AIM OF THE EXERCISE:
Print, word for word, the opening line of the data below and every line after it through the line that contains "const refV = [0.975, 0.835, 1.9, 1.575, 1.575];", but not the pictures.

DATASET CONTENT:

^^^^

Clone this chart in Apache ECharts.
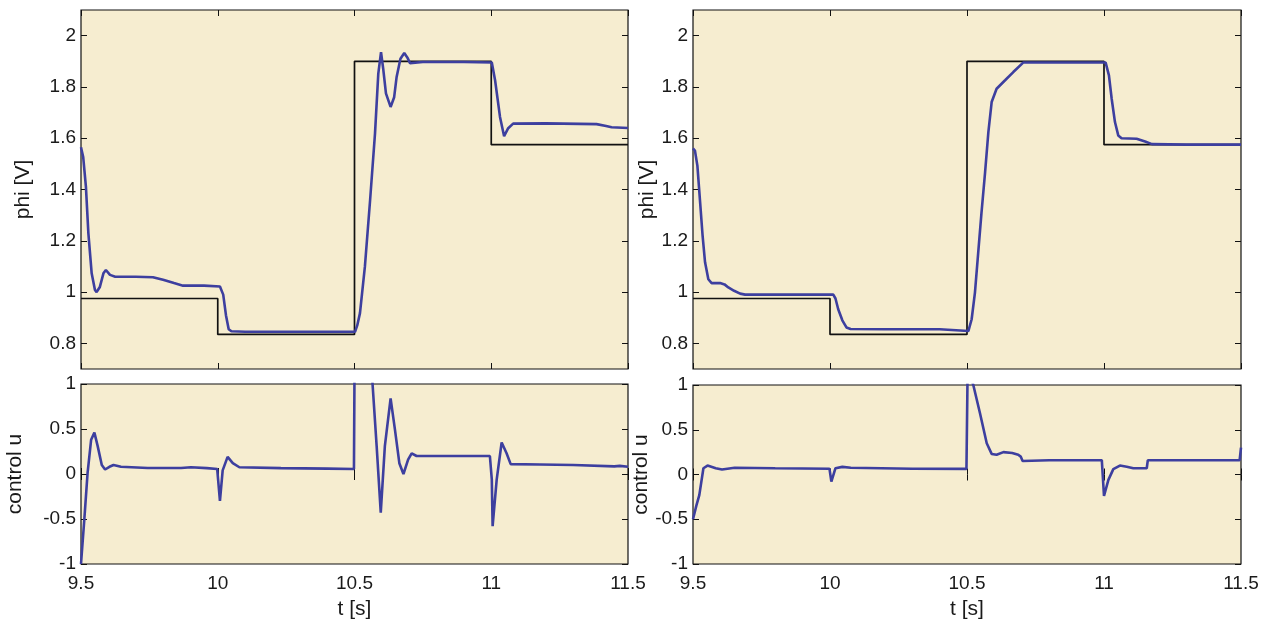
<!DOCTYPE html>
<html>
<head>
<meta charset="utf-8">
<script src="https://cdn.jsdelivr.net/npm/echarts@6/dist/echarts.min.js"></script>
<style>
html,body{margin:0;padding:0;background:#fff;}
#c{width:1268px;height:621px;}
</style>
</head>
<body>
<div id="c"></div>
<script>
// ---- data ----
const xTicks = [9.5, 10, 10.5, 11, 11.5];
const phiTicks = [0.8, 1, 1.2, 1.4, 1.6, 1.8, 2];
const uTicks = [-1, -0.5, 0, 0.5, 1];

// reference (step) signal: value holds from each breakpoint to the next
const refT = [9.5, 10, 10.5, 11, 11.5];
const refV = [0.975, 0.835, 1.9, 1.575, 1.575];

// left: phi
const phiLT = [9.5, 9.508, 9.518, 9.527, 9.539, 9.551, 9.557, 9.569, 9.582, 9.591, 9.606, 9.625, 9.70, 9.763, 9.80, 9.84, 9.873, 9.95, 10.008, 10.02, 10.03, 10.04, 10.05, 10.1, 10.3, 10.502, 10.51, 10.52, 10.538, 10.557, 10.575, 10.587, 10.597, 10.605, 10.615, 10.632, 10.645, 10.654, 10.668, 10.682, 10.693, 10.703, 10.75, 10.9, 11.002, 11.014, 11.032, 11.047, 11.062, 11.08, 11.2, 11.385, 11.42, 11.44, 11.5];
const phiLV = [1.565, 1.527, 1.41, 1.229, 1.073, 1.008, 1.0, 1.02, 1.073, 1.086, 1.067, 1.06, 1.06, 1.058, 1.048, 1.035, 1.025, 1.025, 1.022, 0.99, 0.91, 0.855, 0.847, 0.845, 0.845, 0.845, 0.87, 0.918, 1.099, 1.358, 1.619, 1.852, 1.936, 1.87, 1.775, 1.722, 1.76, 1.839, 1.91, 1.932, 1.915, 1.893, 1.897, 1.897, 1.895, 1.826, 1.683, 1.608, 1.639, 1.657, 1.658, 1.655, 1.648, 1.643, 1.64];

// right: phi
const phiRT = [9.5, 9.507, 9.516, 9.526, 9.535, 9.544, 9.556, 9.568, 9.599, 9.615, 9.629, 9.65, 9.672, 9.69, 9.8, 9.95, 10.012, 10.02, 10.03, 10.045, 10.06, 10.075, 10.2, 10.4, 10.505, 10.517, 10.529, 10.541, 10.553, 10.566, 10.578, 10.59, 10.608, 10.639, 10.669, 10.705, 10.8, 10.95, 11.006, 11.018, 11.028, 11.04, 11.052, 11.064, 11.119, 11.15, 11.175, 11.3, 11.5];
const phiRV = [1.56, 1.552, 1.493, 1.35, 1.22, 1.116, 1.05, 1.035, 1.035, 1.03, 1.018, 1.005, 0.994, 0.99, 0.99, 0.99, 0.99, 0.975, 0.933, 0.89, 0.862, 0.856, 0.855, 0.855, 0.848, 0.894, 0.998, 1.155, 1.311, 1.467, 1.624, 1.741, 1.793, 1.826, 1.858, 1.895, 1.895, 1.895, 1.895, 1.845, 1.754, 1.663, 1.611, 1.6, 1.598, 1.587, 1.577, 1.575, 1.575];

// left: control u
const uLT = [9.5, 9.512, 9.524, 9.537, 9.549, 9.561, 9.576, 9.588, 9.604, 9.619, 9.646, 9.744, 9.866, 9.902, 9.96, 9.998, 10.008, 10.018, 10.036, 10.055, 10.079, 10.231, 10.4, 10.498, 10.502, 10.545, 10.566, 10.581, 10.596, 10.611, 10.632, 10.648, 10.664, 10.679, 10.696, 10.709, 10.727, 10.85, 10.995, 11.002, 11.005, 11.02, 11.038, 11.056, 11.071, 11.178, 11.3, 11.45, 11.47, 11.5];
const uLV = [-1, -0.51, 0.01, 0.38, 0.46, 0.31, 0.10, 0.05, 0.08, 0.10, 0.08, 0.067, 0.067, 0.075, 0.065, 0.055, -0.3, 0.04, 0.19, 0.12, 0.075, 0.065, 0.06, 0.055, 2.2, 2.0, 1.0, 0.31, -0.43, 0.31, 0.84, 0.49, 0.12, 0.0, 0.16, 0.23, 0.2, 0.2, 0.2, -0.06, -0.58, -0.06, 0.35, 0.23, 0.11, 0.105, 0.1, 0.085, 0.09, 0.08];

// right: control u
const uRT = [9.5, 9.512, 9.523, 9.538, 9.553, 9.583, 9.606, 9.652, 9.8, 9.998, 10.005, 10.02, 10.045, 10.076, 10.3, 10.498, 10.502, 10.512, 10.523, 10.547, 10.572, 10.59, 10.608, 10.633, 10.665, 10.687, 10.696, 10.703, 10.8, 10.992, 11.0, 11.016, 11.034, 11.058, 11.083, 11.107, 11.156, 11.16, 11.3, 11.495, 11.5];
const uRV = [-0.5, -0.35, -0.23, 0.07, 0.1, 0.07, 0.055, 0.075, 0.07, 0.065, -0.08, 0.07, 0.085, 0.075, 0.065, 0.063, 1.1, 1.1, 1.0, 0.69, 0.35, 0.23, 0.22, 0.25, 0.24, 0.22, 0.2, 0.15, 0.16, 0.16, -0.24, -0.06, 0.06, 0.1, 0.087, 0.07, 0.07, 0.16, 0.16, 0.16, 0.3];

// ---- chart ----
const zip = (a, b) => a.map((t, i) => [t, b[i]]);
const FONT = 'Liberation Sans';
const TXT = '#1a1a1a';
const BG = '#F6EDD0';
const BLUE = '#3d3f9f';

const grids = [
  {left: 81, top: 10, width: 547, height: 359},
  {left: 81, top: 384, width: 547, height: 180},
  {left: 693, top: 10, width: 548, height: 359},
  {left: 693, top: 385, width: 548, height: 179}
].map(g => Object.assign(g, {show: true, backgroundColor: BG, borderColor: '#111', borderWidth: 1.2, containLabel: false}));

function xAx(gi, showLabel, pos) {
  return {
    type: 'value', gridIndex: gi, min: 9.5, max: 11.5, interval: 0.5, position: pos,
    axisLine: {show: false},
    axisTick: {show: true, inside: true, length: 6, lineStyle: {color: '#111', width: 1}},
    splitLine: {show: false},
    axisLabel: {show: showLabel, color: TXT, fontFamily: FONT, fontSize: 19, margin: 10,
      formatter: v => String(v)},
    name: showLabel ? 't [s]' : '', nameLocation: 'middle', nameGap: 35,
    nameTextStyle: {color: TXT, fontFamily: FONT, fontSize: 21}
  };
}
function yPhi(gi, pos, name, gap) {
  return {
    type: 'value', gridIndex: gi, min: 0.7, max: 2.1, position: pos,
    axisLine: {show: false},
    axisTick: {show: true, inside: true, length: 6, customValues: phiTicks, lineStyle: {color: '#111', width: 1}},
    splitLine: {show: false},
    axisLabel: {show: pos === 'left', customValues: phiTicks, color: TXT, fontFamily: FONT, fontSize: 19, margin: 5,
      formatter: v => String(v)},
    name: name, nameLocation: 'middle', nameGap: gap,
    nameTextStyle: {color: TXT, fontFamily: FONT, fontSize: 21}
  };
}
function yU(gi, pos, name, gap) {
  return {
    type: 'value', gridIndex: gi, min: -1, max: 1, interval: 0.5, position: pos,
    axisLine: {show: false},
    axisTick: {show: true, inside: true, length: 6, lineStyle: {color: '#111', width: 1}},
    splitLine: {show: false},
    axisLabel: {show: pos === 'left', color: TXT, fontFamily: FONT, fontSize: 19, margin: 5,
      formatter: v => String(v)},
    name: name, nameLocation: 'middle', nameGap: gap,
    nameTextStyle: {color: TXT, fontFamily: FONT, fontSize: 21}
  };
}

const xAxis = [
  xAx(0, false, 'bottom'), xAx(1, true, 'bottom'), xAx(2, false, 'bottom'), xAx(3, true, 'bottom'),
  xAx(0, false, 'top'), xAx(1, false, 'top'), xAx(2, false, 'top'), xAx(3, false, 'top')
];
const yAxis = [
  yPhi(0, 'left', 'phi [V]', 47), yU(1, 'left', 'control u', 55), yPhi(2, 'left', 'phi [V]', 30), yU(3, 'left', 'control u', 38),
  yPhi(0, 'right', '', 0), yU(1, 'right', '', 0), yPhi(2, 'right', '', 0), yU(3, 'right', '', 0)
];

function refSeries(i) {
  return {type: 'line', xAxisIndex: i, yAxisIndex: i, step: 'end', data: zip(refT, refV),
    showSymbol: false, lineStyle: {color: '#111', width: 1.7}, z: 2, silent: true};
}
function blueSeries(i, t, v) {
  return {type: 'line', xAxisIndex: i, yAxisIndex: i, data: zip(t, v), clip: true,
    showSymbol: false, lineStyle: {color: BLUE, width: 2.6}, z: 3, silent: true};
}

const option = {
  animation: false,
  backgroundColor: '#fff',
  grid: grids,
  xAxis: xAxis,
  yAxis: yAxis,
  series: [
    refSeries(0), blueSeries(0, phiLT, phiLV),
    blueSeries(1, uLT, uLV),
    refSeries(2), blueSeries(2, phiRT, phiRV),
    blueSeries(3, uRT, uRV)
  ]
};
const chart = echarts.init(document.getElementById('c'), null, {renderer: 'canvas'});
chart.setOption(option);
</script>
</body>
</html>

^^^^

RIGHT ANSWER:
Clone this chart in Apache ECharts.
<!DOCTYPE html>
<html>
<head>
<meta charset="utf-8">
<script src="https://cdn.jsdelivr.net/npm/echarts@6/dist/echarts.min.js"></script>
<style>
html,body{margin:0;padding:0;background:#fff;}
#c{width:1268px;height:621px;}
</style>
</head>
<body>
<div id="c"></div>
<script>
// ---- data ----
const xTicks = [9.5, 10, 10.5, 11, 11.5];
const phiTicks = [0.8, 1, 1.2, 1.4, 1.6, 1.8, 2];
const uTicks = [-1, -0.5, 0, 0.5, 1];

// reference (step) signal: value holds from each breakpoint to the next
const refT = [9.5, 10, 10.5, 11, 11.5];
const refV = [0.975, 0.835, 1.9, 1.575, 1.575];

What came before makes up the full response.